Why does multi-site inventory management show the wrong quantities? Multi-site inventory data becomes inaccurate for three common reasons. Transfers between locations do not record as two confirmed events. Cycle count schedules differ across sites. Allocation draws from batch totals rather than real-time location-level data. Each of these gaps allows the system to reflect a state of inventory that no longer matches physical reality at one or more sites.
What causes stockouts when the system shows available inventory? Stockouts occur despite positive system balances for several specific reasons. Committed orders may not have been deducted from available quantities in real time. In-transit inventory may be counted as available at the destination before it physically arrives. Or the available-to-promise data may reflect a batch refresh that missed recent outbound movements at the source location.
How do you reduce carrying costs in multi-site inventory management? Replace independent location-level safety stock calculations with a network-level demand model. This model determines the total buffer the network requires based on actual demand variability. It then distributes that buffer across locations based on proximity, transfer lead time, and storage capacity. Aberdeen Group research consistently shows this approach reduces total network safety stock by 15 to 25 percent without increasing stockout risk.

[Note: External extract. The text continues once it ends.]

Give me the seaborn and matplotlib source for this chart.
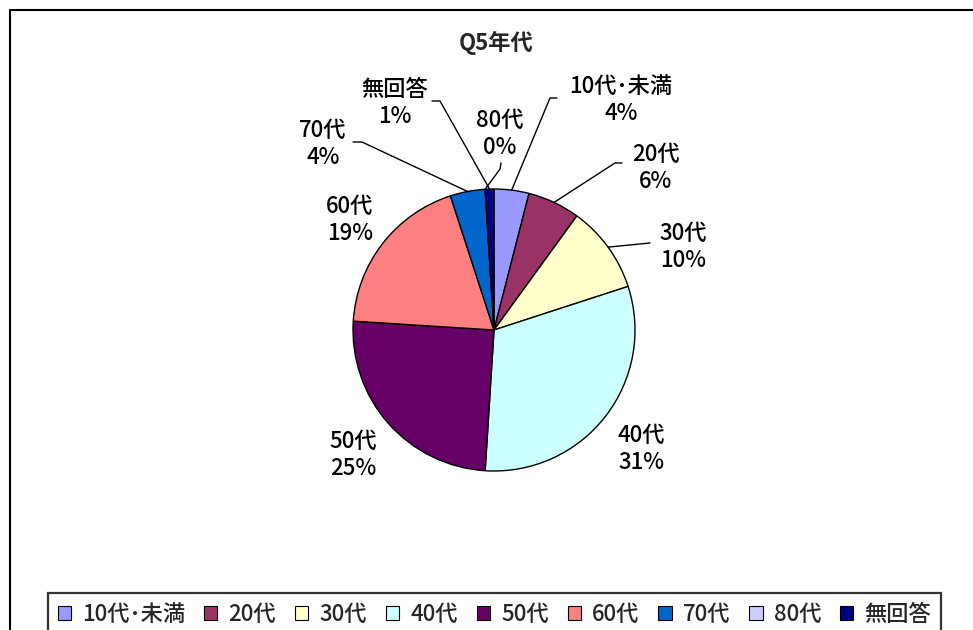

What is an available-to-promise layer in a multi-location system? An available-to-promise layer is a shared data view. It aggregates confirmed available quantities from all locations in real time. It exposes that data to sales and fulfillment decisions through a single query. It reflects current availability after subtracting committed orders, open picks, and outbound in-transit movements at each site. Every allocation decision draws on the same real-time network view.
What is the first step in fixing multi-location inventory control? Start by auditing the transfer workflow between your two highest-volume location pairs. Measure the time between outbound confirmation at the source and inbound confirmation at the destination. Any gap longer than 24 hours creates a window where inventory is invisible to the allocation system. That is the most common single cause of committed orders that locations cannot fill.